I have run the whole thing through a hundred times, and aside from coming up with a way of pretensioning a 4 inch line set horizontally 50 feet away or just having a bigger line, I dont think I could have done much different aside from aiming the tree more at the house, but even that make me worry about how things could have been much, much, much worse.
I dont think Im being to pedantic. I take my very clean record for breakage very seriously. Big tree, bad ground, target rich environment with a tight timeframe and limited options. I am confident in my ability and track record but I am simply not happy with how it went, do I just need to harden up?

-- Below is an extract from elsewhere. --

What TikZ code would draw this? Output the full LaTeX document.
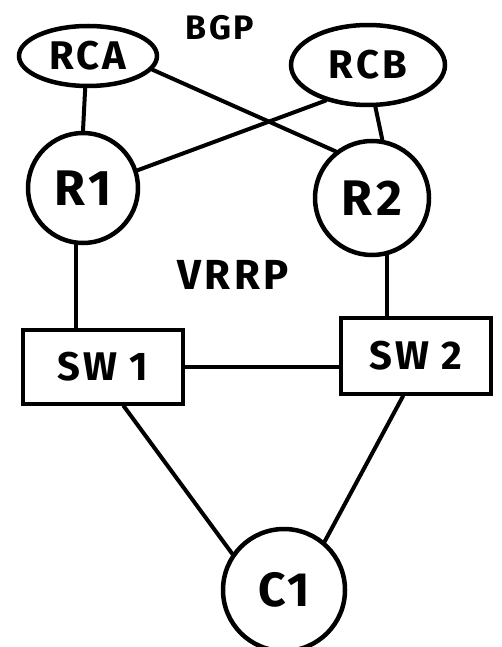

Had you pretensioned that line, the tree would have started over and shortly after the line would have halted the felling process completely. Been there, done that, not a good feeling having that tiger by the tail. Fortunately for me, I was tied off to truck and able to release the brake and follow down, with 26,000 lbs plus of truck skidding near the end, but nobody got hurt. Pucker factor was at an all time high. I since learned how to "predict" that scenario and adjust/eliminate altogether.
For me, I try and picture a door with two hinges. One is the hinge on the tree being felled, and the other the anchor point of the side loaded line (the stump in your case). One principal to keep in mind is the "hinge pins" must be in line. If you hung a door and the hinge pins were not in line, as you closed the door they would bind and something would have to break to get the door shut.
SIDEBAR: If you had a 20" diameter at the stump tree and after making the face cut and kicking out the "pie" you rolled a 20" long piece of 1" pipe all the way in to the apex of the face cut, and got down on one knee and eyeballed through that pipe, you SHOULD see the anchor point. If you can not, that line will either go slack or go tight as the tree starts over. No, I don't carry around a pipe, but you bet your boots I get down and eyeball along the apex to look for proximity of the anchor point. Start with a very shallow notch and adjust till it is sighted in, then make it deep as you want and re-check alignment.
Timber, using that stump like you did, and adjusting the hinge accordingly, I think the tree would have fallen way to close to the house. I'm not trying to explain how you should have done it differently, but hoping to explain WHY the rope broke. The desire to be more accrurate predictors sets us apart from those "cut and see" types.
What I WOULD have done differently if time allowed would take more limbs off the downhill side and leave them all on the uphill to counter the lean.